Dissenting opinions are encouraged.
“Without a doubt,” he said. “Everybody wants to hear what I have to say and I want to hear what everybody has to say. I’ll be interested in their views, their thoughts and ideas.”
It’s an important weekend for the scouting staff, particularly the amateur scouts who’ll hit the road soon to watch college and high school players.
“We’ll talk about players throughout the country and set up how we’re going to organize the areas throughout the country,” Zduriencik said. “We’ll talk about players, the grading system, evaluating and communication – all the things that lead up to the amateur draft in June.

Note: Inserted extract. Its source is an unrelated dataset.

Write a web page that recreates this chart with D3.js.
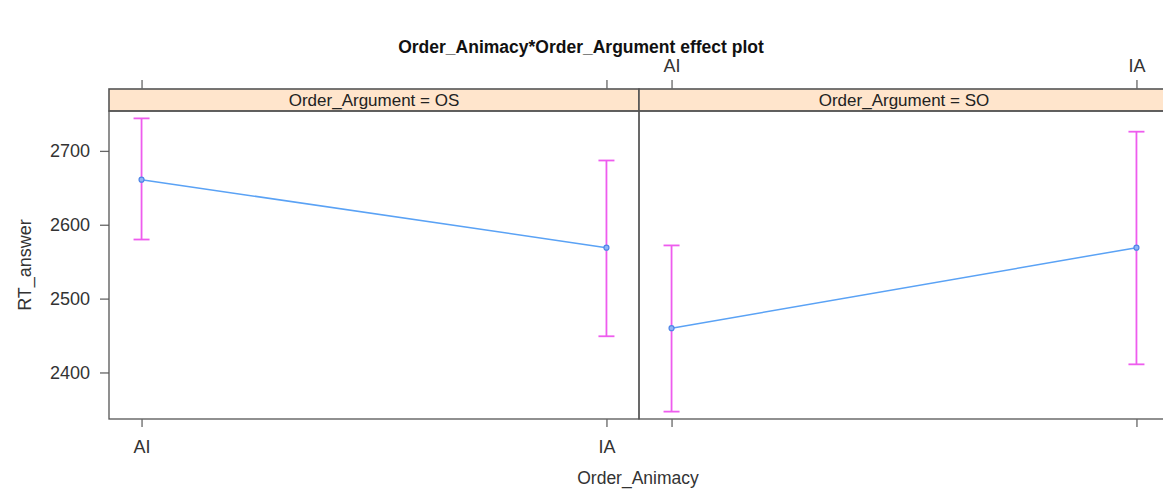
<!DOCTYPE html>
<html>
<head>
<meta charset="utf-8">
<script src="https://cdn.jsdelivr.net/npm/d3@7"></script>
<style>
  html, body { margin: 0; padding: 0; background: #fff; }
  svg { display: block; font-family: "Liberation Sans", Arial, sans-serif; }
</style>
</head>
<body>
<svg id="chart" width="1163" height="490"></svg>
<script>
const categories = ["AI", "IA"];
const panels = ["OS", "SO"];
const fitOS = [2661, 2569];
const lowerOS = [2580, 2449];
const upperOS = [2744, 2687];
const fitSO = [2460, 2569];
const lowerSO = [2347, 2411];
const upperSO = [2572, 2726];
const yTicks = [2400, 2500, 2600, 2700];

const panelData = [
  { name: panels[0], fit: fitOS, lower: lowerOS, upper: upperOS },
  { name: panels[1], fit: fitSO, lower: lowerSO, upper: upperSO }
];

const svg = d3.select("#chart");
const left = 109, panelW = 530, stripTop = 89, stripH = 22;
const plotTop = stripTop + stripH, plotBottom = 419;
const axisCol = "#666";
const textCol = "#333";
const FONT = "Liberation Sans, Arial, sans-serif";

const y = d3.scaleLinear().domain([2337, 2754]).range([plotBottom, plotTop]);

// title
svg.append("text")
  .attr("x", 581).attr("y", 53)
  .attr("text-anchor", "middle")
  .attr("font-size", 17.5).attr("font-weight", "bold")
  .attr("fill", "#111")
  .text("Order_Animacy*Order_Argument effect plot");

// y axis
const yAxis = d3.axisLeft(y).tickValues(yTicks).tickFormat(d3.format("d")).tickSize(9).tickPadding(10);
const ya = svg.append("g").attr("transform", `translate(${left},0)`).call(yAxis);
ya.attr("font-size", null).attr("font-family", null);
ya.select(".domain").remove();
ya.selectAll("line").attr("stroke", axisCol).attr("stroke-width", 1.3);
ya.selectAll("text").attr("font-size", 18).attr("fill", textCol).attr("font-family", FONT);

svg.append("text")
  .attr("transform", `translate(31,${(plotTop + plotBottom) / 2}) rotate(-90)`)
  .attr("text-anchor", "middle")
  .attr("font-size", 18).attr("fill", textCol)
  .text("RT_answer");

svg.append("text")
  .attr("x", 638).attr("y", 484)
  .attr("text-anchor", "middle")
  .attr("font-size", 17.5).attr("fill", textCol)
  .text("Order_Animacy");

panelData.forEach((p, i) => {
  const x0 = left + i * panelW;
  const x = d3.scalePoint().domain(categories).range([x0, x0 + panelW]).padding(0.07);
  const g = svg.append("g");

  // bottom axis
  const bAxis = d3.axisBottom(x).tickSize(8).tickPadding(13);
  const ba = svg.append("g").attr("transform", `translate(0,${plotBottom})`).call(bAxis);
  ba.attr("font-size", null).attr("font-family", null);
  ba.select(".domain").remove();
  ba.selectAll("line").attr("stroke", axisCol).attr("stroke-width", 1.3);
  ba.selectAll("text").attr("font-size", 18).attr("fill", textCol).attr("font-family", FONT)
    .style("display", i === 0 ? null : "none");

  // top axis
  const tAxis = d3.axisTop(x).tickSize(9).tickPadding(8);
  const ta = svg.append("g").attr("transform", `translate(0,${stripTop})`).call(tAxis);
  ta.attr("font-size", null).attr("font-family", null);
  ta.select(".domain").remove();
  ta.selectAll("line").attr("stroke", axisCol).attr("stroke-width", 1.3);
  ta.selectAll("text").attr("font-size", 18).attr("fill", textCol).attr("font-family", FONT)
    .style("display", i === 1 ? null : "none");

  // strip
  g.append("rect")
    .attr("x", x0).attr("y", stripTop).attr("width", panelW).attr("height", stripH)
    .attr("fill", "#ffe5cc").attr("stroke", "#555").attr("stroke-width", 1.6);
  g.append("text")
    .attr("x", x0 + panelW / 2).attr("y", stripTop + 17)
    .attr("text-anchor", "middle").attr("font-size", 17).attr("fill", "#222")
    .text("Order_Argument = " + p.name);

  // panel frame
  g.append("rect")
    .attr("x", x0).attr("y", plotTop).attr("width", panelW).attr("height", plotBottom - plotTop)
    .attr("fill", "none").attr("stroke", "#555").attr("stroke-width", 1.3);

  // line
  const line = d3.line().x((d, j) => x(categories[j])).y(d => y(d));
  g.append("path").datum(p.fit)
    .attr("d", line).attr("fill", "none")
    .attr("stroke", "#5aa2f5").attr("stroke-width", 1.5);

  // error bars
  categories.forEach((c, j) => {
    const cx = x(c);
    g.append("line").attr("x1", cx).attr("x2", cx)
      .attr("y1", y(p.lower[j])).attr("y2", y(p.upper[j]))
      .attr("stroke", "#ee5cee").attr("stroke-width", 1.8);
    [p.lower[j], p.upper[j]].forEach(v => {
      g.append("line").attr("x1", cx - 8).attr("x2", cx + 8)
        .attr("y1", y(v)).attr("y2", y(v))
        .attr("stroke", "#ee5cee").attr("stroke-width", 1.8);
    });
  });

  // points
  g.selectAll(".pt").data(p.fit).enter().append("circle")
    .attr("cx", (d, j) => x(categories[j])).attr("cy", d => y(d))
    .attr("r", 2.5).attr("fill", "#8fb5f5")
    .attr("stroke", "#4f86e8").attr("stroke-width", 1.2);
});
</script>
</body>
</html>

And we’ll talk about the statistical analysis aspect of how we’re going to look at players.”
With so many personnel changes throughout the organization since the end of last season, there will be a lot of introductions. Even that is an important step, Wakamatsu said.
“As a staff, we talk a lot on the phone,” Wakamatsu said. “But it will be nice to get us all in a room together. We function as a group and the more we can get in front of each other and talk about certain philosophies, the better we will work together.”
Wakamatsu and the coaches also will discuss how they’ll organize spring training and, yes, how the team might come together.
“It’s still a little early to discuss lineups, but we’ll deal with how we want to go about our business, the scheduling and things we want to accomplish at spring training,” he said. “If you look at the (coaching) staff, we’ve taken guys from Colorado, Anaheim, Texas and Oakland – a lot of organizations that do a lot of things right. To approach a subject and get five or six different opinions will be valuable.”